Need to emphasize that this data is already promoted by removing storm-bases accessing time and re-computing of id->executors mapping compared to old scheduling mode, but we can still see
a remarkable promotion and very good performance for this new scheduling mode.

storm_sche_cost

We can see that incremental scheduling is very lightweight and fast.

JIRA: STORM-3112.

@danny0405
Copy link
Author

@revans2 @HeartSaVioR
Hi, Bobby, HeartSaVioR, please help me to review this if you have time, thx in advance.

@revans2
Copy link
Contributor

revans2 commented Jun 20, 2018

@danny0405 There is a lot of code here and I am trying to understand what exactly this is doing, because it is hard to get it from just the code. I can see the extra caching that you put in for the StormBase, which looks great. The JIRA says that we are only scheduling topologies that need to be scheduled, but I see that you had to change the isolation scheduler to disable that feature. What exactly are the differences that the scheduler sees.

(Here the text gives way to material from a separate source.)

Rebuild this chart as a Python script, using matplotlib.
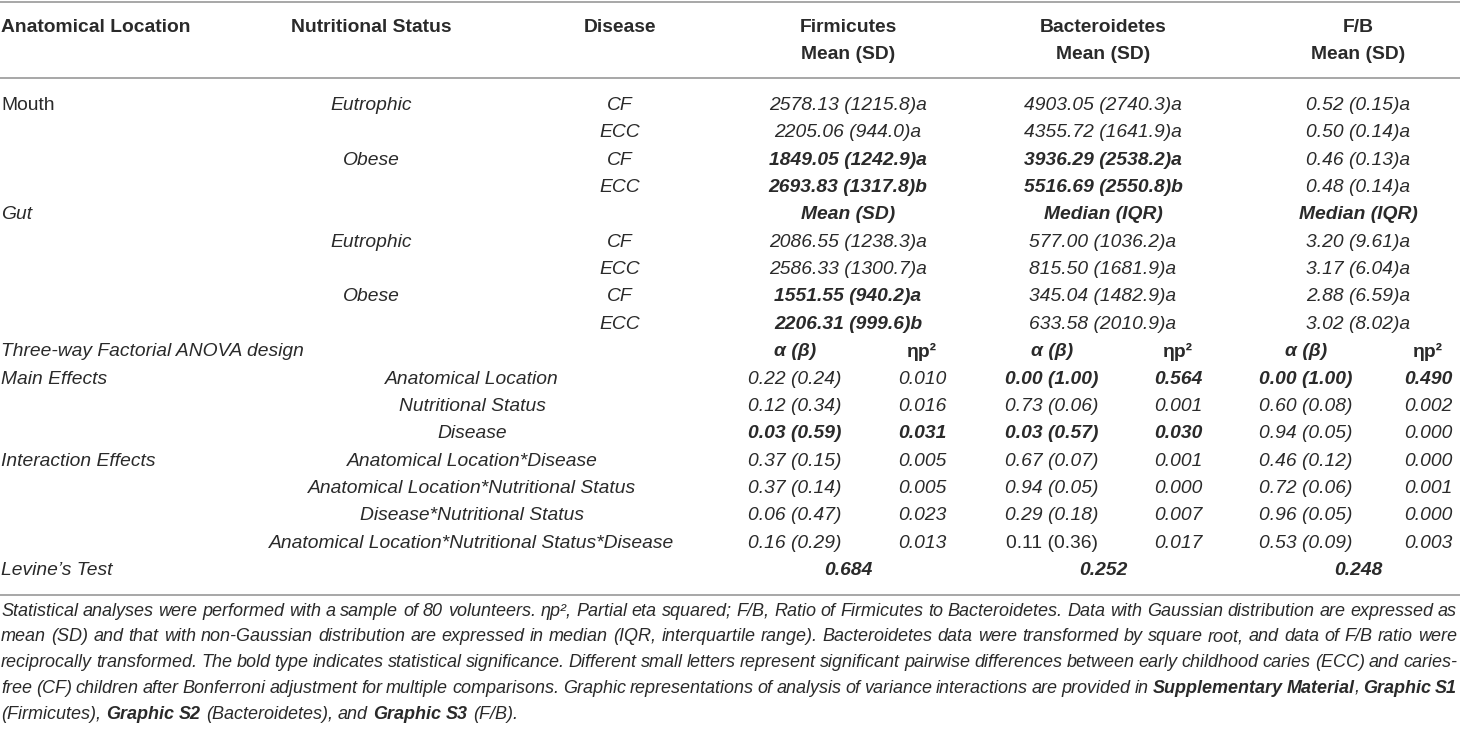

I am also a little confused about how this, besides the caching, improves performance. All of the schedulers will loop through the list of topologies and only schedule the ones that need to be scheduled. It is a tiny check that takes a few ms at the most.

@danny0405
Copy link
Author

danny0405 commented Jun 21, 2018

old-schedule
@revans2
I draw a img to describe what the work flow was before this patch. I will add in the new work flow with this patch soon.

Then the reasons why this patch can improve performance:

  1. We reduce the storm base fetching time totally because of the cache.
  2. We refresh the heartbeats cache first then make a diff to the all id -> executors mapping quickly
    so we can decide which ones need to be scheduled, if no one there, we skip fast.
  3. Because of step-2, we only need to compute the needed structures and resources mapping for
    very few topologies, which is very fast.
  4. Although we already cache storm-topology and storm-conf for all the topologies, the reduced useless computation in step-3 are still considerable, including the computation in Nimbus#mkAssignments and repeated calculation in all kinds of schedulers.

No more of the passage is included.